An Ancient African Artform To Be Revived?
A massive hot metal machine built in 1902 has been restored to its former glory. The French-made Foucher typecaster is back in action at a workshop in Egypt by way of The French Institute of Oriental Archaeology in Cairo or IFAO, who recently showed off the revived machine which allows the printing of ancient Egyptian inscriptions i.e. hieroglyphs which date back to 5,000 years.
Mathieu Gousse, the head of the IFAO's publishing division, explains the situation.
"It was successfully restarted in September after several repairs and the acquisition of parts that had failed. It is now working since September, we were very moved the first time we were able to engrave a mobile character which was a cross of life, which was the first sign that we were able to engrave again."
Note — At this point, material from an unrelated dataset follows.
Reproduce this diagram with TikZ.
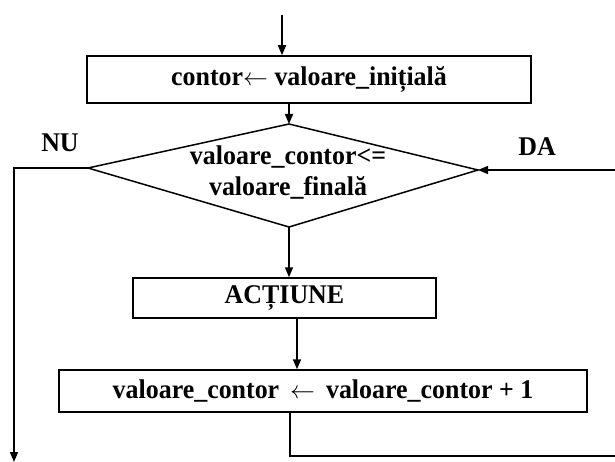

Preserving and Reinventing Culture
Laurent Coulon, an egyptologist and the director of IFAO has also expressed interest in a cultural project that would entail a collaboration with calligraphers and artists to publish one-off, special edition productions involving ancient Egyptian hieroglyphs.
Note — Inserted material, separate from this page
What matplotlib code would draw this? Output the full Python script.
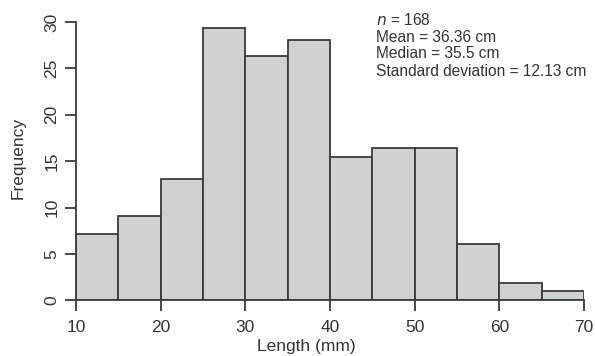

He outlines the initiative, "The idea behind the revival of the ancient printing press is obviously a heritage dimension, it is to be able to preserve all this history of Egyptology that was created with the IFAO and the printing press that is consubstantial with it."
The IFAO, founded in 1880, boasts a unique library with some 92,000 volumes in the field of Egyptology, and the organisation's archaeologists are deployed around 35 excavation sites throughout Egypt.